### Instruction
Leave the pictures out and write out exactly the lines from the top of the entries through the line containing "import * as".

○ ○ ○ ○ ○

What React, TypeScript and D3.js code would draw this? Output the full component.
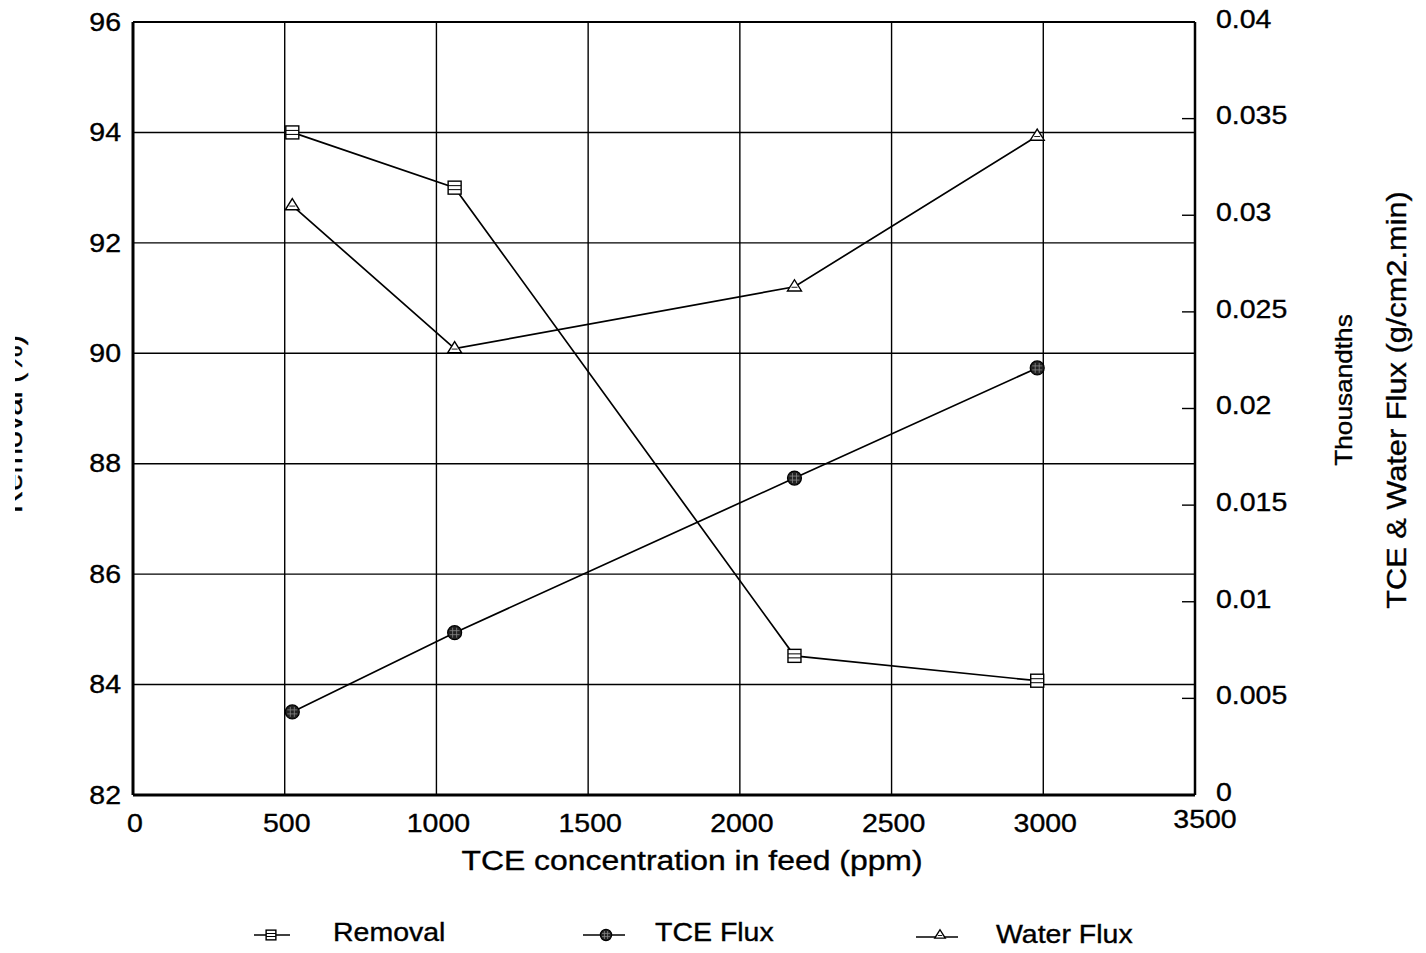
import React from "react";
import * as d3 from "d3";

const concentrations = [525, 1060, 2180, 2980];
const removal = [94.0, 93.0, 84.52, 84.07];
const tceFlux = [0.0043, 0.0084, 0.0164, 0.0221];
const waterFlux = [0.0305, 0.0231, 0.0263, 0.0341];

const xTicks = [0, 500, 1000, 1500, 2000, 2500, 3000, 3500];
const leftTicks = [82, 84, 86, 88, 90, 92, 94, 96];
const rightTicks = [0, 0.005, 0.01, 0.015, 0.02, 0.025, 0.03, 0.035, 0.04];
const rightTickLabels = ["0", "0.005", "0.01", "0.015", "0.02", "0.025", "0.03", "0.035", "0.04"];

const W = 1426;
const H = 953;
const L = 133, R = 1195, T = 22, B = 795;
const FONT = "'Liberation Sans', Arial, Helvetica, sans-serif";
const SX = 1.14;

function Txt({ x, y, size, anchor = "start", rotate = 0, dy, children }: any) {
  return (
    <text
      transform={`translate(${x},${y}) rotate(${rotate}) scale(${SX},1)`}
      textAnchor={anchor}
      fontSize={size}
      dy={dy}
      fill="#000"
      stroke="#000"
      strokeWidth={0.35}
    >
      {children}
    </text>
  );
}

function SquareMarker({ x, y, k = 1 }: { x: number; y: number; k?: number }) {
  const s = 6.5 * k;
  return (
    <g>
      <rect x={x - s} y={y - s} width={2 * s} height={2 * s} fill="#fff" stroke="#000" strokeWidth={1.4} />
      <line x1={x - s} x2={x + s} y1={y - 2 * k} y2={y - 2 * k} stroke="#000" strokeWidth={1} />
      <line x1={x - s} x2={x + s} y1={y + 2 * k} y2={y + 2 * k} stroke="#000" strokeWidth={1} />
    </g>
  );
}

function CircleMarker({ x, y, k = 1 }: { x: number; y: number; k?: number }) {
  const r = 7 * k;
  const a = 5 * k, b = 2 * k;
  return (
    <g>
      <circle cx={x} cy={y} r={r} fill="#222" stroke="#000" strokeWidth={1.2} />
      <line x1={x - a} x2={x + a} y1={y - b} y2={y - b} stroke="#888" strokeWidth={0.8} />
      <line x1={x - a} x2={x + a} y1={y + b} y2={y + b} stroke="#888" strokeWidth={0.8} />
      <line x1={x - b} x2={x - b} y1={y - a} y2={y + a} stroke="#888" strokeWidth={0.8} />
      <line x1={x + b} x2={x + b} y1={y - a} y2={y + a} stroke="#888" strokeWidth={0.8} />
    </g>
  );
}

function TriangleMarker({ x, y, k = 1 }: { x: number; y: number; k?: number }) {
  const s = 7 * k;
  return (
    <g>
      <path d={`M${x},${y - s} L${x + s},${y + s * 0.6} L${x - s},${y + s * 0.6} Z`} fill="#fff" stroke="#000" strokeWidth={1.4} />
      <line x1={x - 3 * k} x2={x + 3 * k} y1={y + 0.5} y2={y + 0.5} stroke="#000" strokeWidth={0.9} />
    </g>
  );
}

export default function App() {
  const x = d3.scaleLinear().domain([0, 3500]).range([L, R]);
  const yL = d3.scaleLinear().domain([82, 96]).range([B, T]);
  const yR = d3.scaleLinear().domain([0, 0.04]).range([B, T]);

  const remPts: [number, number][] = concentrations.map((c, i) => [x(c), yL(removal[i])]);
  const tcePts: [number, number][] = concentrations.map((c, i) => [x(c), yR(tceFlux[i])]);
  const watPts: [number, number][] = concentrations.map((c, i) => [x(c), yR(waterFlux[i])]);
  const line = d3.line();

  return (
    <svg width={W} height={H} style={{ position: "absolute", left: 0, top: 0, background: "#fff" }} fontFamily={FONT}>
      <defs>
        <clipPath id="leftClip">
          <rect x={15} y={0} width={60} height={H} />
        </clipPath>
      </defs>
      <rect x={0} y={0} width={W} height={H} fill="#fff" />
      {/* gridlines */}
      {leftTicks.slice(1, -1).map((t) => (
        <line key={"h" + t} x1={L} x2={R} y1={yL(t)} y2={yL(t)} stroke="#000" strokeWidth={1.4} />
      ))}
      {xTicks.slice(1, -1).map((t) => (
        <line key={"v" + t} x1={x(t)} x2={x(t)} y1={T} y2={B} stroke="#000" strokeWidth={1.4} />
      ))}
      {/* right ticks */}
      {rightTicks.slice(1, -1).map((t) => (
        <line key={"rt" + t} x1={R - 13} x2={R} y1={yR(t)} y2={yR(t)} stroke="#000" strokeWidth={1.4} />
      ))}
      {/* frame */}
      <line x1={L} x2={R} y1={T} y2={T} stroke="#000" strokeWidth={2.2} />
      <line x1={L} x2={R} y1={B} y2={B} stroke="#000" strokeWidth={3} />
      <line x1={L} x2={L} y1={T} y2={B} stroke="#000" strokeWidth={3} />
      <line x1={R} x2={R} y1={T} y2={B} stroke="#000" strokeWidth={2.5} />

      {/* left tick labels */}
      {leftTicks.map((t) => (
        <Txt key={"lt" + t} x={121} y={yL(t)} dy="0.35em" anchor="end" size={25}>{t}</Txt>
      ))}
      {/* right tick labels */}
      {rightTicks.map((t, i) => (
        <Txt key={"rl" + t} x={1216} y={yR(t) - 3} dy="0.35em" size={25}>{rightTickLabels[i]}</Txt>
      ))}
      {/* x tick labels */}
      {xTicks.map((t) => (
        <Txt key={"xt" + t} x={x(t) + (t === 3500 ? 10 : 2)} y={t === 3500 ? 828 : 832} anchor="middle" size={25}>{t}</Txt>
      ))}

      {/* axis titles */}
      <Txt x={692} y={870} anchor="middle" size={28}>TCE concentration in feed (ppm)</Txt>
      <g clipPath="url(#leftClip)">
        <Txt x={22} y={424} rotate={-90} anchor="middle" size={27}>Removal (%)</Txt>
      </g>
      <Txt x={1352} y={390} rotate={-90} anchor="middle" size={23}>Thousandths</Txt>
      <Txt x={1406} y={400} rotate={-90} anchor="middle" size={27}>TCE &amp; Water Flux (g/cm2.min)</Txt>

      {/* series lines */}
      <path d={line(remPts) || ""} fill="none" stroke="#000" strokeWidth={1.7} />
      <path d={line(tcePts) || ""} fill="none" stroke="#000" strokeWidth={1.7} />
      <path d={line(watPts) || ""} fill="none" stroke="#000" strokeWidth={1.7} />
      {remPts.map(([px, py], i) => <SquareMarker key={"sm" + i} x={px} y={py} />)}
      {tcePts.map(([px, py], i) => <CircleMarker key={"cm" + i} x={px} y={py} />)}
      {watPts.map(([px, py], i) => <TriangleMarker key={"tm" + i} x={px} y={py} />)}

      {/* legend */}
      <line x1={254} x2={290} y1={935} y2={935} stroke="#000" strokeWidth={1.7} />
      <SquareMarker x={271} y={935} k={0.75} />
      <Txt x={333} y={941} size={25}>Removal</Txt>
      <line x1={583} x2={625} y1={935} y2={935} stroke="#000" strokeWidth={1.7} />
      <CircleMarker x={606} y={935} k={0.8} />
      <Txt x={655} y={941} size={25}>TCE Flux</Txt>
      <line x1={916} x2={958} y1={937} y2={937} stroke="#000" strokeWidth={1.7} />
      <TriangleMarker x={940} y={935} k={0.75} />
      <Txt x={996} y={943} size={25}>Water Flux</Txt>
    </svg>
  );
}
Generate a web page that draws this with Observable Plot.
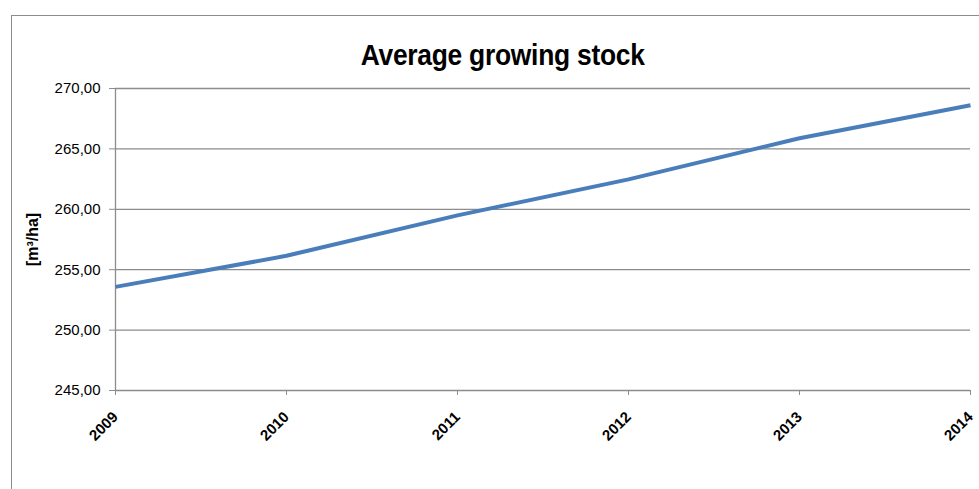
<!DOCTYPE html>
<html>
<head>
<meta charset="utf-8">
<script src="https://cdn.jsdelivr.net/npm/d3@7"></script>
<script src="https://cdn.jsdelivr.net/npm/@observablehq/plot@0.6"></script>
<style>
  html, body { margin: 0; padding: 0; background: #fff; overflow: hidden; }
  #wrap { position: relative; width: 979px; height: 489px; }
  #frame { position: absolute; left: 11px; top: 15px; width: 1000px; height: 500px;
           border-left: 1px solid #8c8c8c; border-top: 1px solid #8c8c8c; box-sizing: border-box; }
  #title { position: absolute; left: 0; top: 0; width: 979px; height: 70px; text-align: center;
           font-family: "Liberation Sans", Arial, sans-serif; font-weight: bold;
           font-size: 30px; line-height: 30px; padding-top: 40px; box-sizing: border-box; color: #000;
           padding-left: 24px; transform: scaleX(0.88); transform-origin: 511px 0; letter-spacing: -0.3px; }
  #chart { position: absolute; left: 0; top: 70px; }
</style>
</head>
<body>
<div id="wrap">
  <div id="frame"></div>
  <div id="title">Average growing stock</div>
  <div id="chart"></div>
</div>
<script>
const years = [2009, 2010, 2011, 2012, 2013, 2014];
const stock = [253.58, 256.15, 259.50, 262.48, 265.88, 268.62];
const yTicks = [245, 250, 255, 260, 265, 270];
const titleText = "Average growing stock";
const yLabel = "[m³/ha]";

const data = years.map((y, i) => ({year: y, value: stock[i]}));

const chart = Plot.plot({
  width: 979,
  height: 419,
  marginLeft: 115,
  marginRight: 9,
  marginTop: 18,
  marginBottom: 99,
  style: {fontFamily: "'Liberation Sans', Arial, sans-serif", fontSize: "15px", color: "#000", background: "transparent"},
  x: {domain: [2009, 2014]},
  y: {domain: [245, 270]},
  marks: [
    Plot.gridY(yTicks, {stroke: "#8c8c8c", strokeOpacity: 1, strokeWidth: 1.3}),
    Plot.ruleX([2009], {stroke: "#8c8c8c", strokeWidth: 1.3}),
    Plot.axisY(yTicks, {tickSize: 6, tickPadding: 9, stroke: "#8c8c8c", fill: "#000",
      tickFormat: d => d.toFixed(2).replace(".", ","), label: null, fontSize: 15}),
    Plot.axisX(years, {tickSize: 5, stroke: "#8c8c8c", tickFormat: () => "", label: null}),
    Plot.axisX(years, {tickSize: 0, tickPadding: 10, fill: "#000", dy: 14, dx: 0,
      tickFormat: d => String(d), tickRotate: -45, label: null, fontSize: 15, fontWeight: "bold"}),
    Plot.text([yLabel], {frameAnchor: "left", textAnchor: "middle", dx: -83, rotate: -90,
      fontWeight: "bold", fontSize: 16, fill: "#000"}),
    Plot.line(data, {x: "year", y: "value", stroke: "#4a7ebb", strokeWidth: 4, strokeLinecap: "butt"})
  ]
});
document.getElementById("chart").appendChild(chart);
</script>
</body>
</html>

○ ○ ○ ○ ○

### Solution to this exercise
What React, TypeScript and D3.js code would draw this? Output the full component.
import React from "react";
import * as d3 from "d3";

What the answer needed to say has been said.